If you are planning to watch the sky this week, then you are in for a treat. Since spring is here, Arcturus will be visible in the east; the crescent Moon will traverse the night sky, and Jupiter will shine brightly.
There are plenty of reasons why you should watch the sky this week, but let’s take it chronologically.
Saturday, April 2nd
Take advantage of the warm weather and the free day and stay up late. You will get a chance to see Arcturus, which shines as bright as Sirius in the Spring.
Sunday, April 3rd
If you draw an invisible line from Castor, continue towards Pollux and 26 degrees further, you will reach the head of the Sea Serpent, or the Hydra Constellation. You have better chances of seeing the constellation if you use binoculars.
Monday, April 4th
If you own a telescope and live in North America than it is high time you dust it off and put it to good use. On Monday, Jupiter will have a double shadow. This phenomenon is due to the fact that both Europa and Io will cast their shadows on the planet. The event will take place between 2:37 and 3:19 AM.
Tuesday, April 5th
At nightfall, the Winter Hexagon will still be visible in the sky. Sirius will shine brightly in the southwest, in the left lower corner of the Hexagon. Just above Sirius, Astronomy fans will be able to see Procyon. After identifying it, they could go even further up high and reach Castor and Pollux.

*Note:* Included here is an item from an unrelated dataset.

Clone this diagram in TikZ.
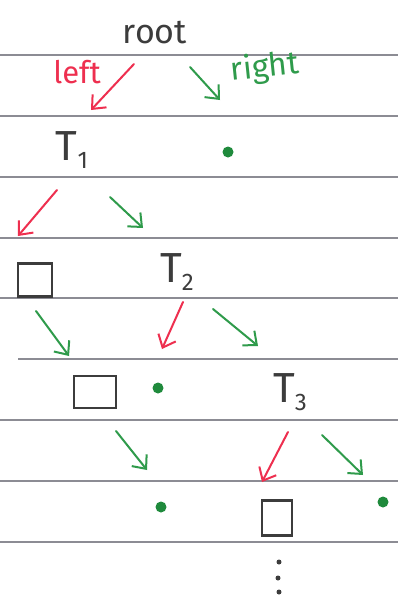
\documentclass[tikz,border=0pt]{standalone}
\usepackage{fontspec}
\setmainfont{Fira Sans}
\usetikzlibrary{arrows.meta}
\definecolor{inkred}{HTML}{EE2F4F}
\definecolor{inkgreen}{HTML}{2F9B4B}
\definecolor{dotgreen}{HTML}{1F8A3C}
\definecolor{pencil}{HTML}{3C3C3C}
\definecolor{rule}{HTML}{8C8C94}
\tikzset{
  ruleline/.style={draw=rule, line width=1.1pt},
  lbl/.style={text=pencil, inner sep=0pt, font=\fontsize{34}{36}\selectfont},
  tname/.style={text=pencil, inner sep=0pt, font=\fontsize{42}{44}\selectfont},
  redlbl/.style={text=inkred, inner sep=0pt, font=\fontsize{31}{33}\selectfont},
  greenlbl/.style={text=inkgreen, inner sep=0pt, font=\fontsize{32}{34}\selectfont},
  leafdot/.style={circle, fill=dotgreen, inner sep=0pt, minimum size=11pt},
  inkdot/.style={circle, fill=pencil, inner sep=0pt, minimum size=5pt},
  leafbox/.style={draw=pencil, line width=2.4pt, inner sep=0pt},
  redarr/.style={draw=inkred, line width=2pt, line cap=round, -{Straight Barb[length=11pt,width=19pt,line width=2pt]}},
  greenarr/.style={draw=inkgreen, line width=2pt, line cap=round, -{Straight Barb[length=11pt,width=19pt,line width=2pt]}}
}
\newcommand{\Tsub}[1]{T\kern0pt\raisebox{-8pt}{\fontsize{24}{26}\selectfont #1}}
\begin{document}
\begin{tikzpicture}[x=1pt,y=-1pt]
\useasboundingbox[fill=white] (0,0) rectangle (398,595);
% ruled paper
\foreach \yy in {55,116,177,238,298,420,481,542}
  \draw[ruleline] (0,\yy) -- (398,\yy);
\draw[ruleline] (18,359) -- (398,359);

% nodes
\node[lbl] (root) at (155,33) {root};
\node[redlbl] (leftlbl) at (77,72) {left};
\node[greenlbl, rotate=6] (rightlbl) at (265,68) {right};
\node[tname] (T1) at (72,150) {\Tsub{1}};
\node[leafdot] (dot1) at (228,152) {};
\node[leafbox, minimum width=34pt, minimum height=33pt] (sq1) at (35,280) {};
\node[tname] (T2) at (177,272) {\Tsub{2}};
\node[leafbox, minimum width=42pt, minimum height=32pt] (sq2) at (95,392) {};
\node[leafdot] (dot2) at (158,388) {};
\node[tname] (T3) at (290,392) {\Tsub{3}};
\node[leafdot] (dot3) at (161,507) {};
\node[leafbox, minimum width=30pt, minimum height=35pt] (sq3) at (277,518) {};
\node[leafdot] (dot4) at (383,502) {};
\node[inkdot] (vd1) at (279,562) {};
\node[inkdot] (vd2) at (278,578) {};
\node[inkdot] (vd3) at (279,592) {};

% connectors
\draw[redarr]   ([shift={(-21,31)}]root.center) -- ([shift={(19,-40)}]T1.center);
\draw[greenarr] ([shift={(35,34)}]root.center)  -- ([shift={(-8,-52)}]dot1.center);
\draw[redarr]   ([shift={(-15,40)}]T1.center)   -- ([shift={(-17,-44)}]sq1.center);
\draw[greenarr] ([shift={(38,47)}]T1.center)    -- ([shift={(-34,-44)}]T2.center);
\draw[greenarr] ([shift={(1,31)}]sq1.center)    -- ([shift={(-26,-36)}]sq2.center);
\draw[redarr]   ([shift={(6,30)}]T2.center)     -- ([shift={(4,-39)}]dot2.center);
\draw[greenarr] ([shift={(36,37)}]T2.center)    -- ([shift={(-32,-46)}]T3.center);
\draw[greenarr] ([shift={(21,39)}]sq2.center)   -- ([shift={(-14,-37)}]dot3.center);
\draw[redarr]   ([shift={(-2,40)}]T3.center)    -- ([shift={(-15,-36)}]sq3.center);
\draw[greenarr] ([shift={(32,43)}]T3.center)    -- ([shift={(-20,-27)}]dot4.center);
\end{tikzpicture}
\end{document}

At Castor’s lower right will be Capella and at the left Aldebaran. From there they can follow the invisible line going even lower left and reach Rigel.
Wednesday, April 6th
Starting at 9:52 PM and ending at 12:07 AM, Io will cross Jupiter’s face. It’s shadow, which is far better visible, will follow from 10:32 PM and ending at 12:47 AM.
Meanwhile, Jupiter’s other big moon, Europa, will disappear behind the preceding limb of Jupiter starting at 10:48 PM.
Thursday, April 7th
Io will emerge from the eclipse caused by Jupiter’s shadow at 10:04 PM.
At precisely 7:47 a New Moon will be observed.
Friday, April 8th
If you look west at twilight and use the position of the crescent moon as a guidepost, you will be able to find Mercury with no major problems.
Chi Leonis will be visible at a close distance to Jupiter. On the night sky, the star will look like one of the gas giant’s moons.